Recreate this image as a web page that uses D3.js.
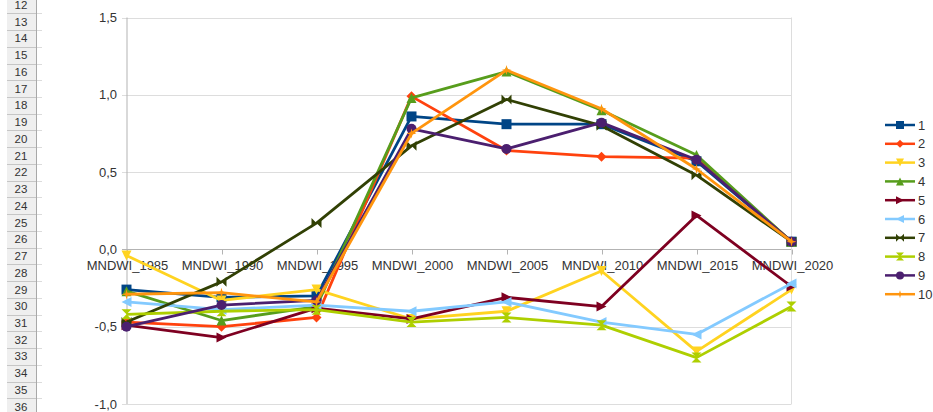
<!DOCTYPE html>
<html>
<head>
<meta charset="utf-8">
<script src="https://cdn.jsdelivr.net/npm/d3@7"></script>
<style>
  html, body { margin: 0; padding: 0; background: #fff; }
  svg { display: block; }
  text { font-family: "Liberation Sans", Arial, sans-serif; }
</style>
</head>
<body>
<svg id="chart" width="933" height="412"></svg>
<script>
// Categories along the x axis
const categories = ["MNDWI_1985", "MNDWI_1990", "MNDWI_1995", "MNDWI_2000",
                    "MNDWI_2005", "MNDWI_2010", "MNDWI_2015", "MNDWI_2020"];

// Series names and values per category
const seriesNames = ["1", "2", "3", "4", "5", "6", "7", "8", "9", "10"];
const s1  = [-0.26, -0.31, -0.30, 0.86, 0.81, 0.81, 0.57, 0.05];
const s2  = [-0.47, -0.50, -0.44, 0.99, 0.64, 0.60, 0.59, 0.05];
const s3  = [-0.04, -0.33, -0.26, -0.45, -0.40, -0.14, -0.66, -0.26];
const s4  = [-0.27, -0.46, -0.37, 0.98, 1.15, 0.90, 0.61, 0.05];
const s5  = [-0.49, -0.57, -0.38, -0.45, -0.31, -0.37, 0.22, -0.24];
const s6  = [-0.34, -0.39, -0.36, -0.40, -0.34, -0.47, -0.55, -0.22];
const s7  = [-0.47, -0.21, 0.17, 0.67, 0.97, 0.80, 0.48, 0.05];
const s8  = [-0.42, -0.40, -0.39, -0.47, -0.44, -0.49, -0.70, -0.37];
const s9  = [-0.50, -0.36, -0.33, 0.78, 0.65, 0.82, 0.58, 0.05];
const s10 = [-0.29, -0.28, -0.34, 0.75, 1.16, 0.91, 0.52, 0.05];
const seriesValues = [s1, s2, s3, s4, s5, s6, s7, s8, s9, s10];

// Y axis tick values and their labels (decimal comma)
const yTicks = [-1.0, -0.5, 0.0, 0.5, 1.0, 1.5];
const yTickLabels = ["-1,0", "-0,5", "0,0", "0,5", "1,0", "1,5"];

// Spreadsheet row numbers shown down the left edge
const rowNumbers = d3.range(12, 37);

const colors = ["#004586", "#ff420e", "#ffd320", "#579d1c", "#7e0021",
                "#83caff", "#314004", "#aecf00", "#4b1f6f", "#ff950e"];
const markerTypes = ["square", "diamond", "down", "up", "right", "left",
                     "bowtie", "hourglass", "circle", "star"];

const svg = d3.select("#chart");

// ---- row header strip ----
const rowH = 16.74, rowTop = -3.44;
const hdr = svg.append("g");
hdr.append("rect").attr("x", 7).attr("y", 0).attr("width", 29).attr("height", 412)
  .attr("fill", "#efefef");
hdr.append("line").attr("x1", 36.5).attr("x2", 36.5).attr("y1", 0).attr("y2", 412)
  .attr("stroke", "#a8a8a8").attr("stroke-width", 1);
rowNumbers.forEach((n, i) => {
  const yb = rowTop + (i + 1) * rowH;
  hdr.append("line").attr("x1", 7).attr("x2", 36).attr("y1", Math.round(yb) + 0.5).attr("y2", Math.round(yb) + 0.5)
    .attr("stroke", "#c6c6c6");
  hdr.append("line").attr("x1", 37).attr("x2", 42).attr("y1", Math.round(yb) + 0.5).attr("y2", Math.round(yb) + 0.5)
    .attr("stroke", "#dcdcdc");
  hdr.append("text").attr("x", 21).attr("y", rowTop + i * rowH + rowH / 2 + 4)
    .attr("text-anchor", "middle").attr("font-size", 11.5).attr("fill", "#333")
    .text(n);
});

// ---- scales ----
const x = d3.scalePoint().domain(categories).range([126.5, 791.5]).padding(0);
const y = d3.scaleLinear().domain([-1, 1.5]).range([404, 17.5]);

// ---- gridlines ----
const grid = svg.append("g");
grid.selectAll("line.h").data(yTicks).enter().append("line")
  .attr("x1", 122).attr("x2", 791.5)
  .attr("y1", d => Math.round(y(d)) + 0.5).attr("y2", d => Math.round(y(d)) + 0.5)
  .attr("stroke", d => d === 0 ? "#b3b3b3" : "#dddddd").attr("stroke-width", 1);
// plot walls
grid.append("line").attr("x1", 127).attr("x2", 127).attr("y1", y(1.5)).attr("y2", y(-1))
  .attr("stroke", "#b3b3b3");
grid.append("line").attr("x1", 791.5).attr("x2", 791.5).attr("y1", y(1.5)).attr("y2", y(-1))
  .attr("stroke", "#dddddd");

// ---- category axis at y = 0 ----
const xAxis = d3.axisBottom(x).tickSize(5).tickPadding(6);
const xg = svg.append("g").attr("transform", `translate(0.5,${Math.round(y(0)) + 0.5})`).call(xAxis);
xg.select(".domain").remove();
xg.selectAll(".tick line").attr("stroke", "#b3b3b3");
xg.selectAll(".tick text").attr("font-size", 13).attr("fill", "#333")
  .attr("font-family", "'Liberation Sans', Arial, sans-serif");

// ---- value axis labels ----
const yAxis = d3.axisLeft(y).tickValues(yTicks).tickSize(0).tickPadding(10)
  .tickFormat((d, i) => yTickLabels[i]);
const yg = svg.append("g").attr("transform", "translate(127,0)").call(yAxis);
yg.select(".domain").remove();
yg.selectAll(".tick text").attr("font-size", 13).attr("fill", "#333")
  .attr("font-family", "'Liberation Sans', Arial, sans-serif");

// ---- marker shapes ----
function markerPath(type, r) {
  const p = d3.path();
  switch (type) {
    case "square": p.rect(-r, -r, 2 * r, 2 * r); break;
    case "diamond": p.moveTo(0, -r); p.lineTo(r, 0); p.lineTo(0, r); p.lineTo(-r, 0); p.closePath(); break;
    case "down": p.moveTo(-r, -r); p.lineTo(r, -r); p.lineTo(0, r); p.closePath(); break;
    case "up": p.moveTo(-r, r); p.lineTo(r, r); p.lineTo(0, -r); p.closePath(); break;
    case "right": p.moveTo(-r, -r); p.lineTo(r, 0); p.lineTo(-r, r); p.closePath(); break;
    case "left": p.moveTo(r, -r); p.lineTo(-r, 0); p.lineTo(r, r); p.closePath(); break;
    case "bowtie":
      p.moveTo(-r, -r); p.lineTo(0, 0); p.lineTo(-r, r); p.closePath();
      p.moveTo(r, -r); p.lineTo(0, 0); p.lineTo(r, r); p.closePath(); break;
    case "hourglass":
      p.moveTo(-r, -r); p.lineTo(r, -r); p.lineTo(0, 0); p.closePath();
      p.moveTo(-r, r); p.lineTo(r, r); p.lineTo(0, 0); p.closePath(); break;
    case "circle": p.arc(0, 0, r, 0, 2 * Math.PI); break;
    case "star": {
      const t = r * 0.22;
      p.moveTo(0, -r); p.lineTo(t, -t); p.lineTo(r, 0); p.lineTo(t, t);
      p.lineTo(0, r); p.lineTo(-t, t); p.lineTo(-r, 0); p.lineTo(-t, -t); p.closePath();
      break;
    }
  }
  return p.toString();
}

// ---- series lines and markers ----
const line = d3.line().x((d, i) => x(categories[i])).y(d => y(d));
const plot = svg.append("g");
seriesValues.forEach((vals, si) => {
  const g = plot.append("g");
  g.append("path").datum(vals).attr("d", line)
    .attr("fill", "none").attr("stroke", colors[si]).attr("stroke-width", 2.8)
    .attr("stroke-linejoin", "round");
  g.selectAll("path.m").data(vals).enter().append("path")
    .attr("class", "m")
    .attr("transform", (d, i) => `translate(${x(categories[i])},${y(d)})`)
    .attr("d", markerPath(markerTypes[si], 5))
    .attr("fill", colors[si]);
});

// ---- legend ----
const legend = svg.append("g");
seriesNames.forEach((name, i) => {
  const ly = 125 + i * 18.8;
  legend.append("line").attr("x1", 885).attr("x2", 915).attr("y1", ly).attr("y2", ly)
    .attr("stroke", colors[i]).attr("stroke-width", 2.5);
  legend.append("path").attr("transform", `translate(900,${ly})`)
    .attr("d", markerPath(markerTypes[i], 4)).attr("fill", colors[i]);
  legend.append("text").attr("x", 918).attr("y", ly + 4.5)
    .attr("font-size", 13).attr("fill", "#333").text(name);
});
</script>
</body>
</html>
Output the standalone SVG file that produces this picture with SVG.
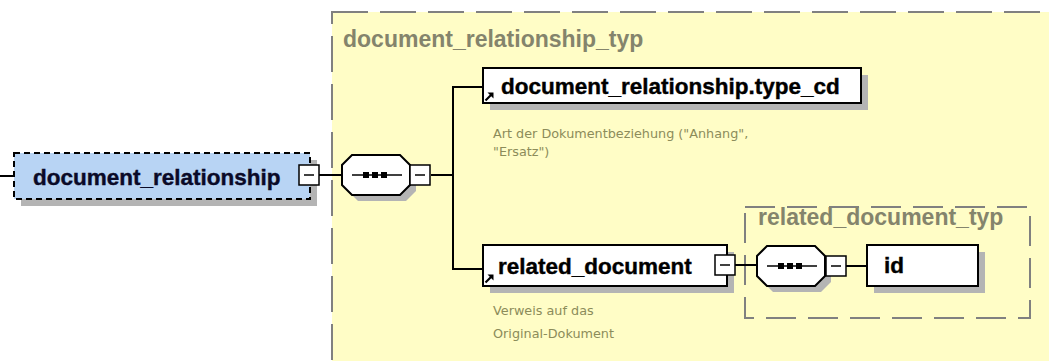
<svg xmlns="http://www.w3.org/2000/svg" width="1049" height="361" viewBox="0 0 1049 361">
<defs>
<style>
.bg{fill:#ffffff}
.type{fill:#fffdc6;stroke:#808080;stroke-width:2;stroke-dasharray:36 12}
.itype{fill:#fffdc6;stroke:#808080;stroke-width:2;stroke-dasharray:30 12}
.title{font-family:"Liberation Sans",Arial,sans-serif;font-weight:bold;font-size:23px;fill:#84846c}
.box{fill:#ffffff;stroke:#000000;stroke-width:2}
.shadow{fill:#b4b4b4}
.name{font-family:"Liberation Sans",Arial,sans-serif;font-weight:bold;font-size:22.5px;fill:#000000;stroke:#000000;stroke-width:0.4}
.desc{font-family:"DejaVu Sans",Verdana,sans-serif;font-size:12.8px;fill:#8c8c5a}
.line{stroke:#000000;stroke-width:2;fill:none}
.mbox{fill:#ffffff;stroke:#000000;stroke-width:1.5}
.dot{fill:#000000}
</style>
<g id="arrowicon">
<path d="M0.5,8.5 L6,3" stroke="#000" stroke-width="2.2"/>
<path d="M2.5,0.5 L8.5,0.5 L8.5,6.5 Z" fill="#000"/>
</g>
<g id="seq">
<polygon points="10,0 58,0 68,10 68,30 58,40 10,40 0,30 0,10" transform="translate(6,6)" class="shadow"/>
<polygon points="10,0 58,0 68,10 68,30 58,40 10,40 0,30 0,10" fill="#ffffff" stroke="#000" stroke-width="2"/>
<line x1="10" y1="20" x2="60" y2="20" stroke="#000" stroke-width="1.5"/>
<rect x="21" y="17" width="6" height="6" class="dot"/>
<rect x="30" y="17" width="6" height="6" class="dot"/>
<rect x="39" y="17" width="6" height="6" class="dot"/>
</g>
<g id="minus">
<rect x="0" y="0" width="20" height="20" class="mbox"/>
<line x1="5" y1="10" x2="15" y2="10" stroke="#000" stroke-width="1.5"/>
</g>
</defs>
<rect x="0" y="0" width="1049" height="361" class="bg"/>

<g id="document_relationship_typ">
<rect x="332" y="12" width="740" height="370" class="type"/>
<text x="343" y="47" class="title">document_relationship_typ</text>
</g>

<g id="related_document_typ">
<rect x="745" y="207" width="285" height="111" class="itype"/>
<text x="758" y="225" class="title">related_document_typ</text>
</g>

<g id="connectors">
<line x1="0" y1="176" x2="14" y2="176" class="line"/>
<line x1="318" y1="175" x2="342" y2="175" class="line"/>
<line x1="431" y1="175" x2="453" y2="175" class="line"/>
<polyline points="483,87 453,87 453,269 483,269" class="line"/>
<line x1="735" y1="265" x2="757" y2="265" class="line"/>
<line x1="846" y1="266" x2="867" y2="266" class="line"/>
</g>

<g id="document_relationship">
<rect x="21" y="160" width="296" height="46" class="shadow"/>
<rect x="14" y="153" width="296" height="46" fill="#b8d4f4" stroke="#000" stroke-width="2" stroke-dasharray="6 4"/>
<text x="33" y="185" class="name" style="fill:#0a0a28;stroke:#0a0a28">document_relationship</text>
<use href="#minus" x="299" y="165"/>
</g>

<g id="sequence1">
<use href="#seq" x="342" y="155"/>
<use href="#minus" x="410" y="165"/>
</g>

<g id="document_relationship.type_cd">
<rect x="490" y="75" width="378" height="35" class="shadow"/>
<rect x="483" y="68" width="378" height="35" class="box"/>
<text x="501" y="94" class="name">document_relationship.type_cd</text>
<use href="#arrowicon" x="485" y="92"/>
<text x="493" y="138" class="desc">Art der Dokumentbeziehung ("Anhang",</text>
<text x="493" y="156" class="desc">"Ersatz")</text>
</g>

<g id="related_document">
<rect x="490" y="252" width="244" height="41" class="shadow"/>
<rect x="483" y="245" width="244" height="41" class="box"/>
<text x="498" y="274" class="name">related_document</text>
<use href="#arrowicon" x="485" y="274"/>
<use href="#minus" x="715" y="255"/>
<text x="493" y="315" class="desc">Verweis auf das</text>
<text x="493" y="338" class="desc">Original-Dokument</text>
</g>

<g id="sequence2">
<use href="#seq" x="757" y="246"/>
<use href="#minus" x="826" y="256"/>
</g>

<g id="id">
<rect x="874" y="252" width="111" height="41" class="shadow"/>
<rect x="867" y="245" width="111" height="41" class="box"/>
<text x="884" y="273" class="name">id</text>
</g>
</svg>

━━━━━━━━━━

▸ **Task**: Pick out all the lines with the word "that" in them and copy them.

▸ **Reply**:
Recreate this image as a web page that uses D3.js.
Output the standalone SVG file that produces this picture with SVG.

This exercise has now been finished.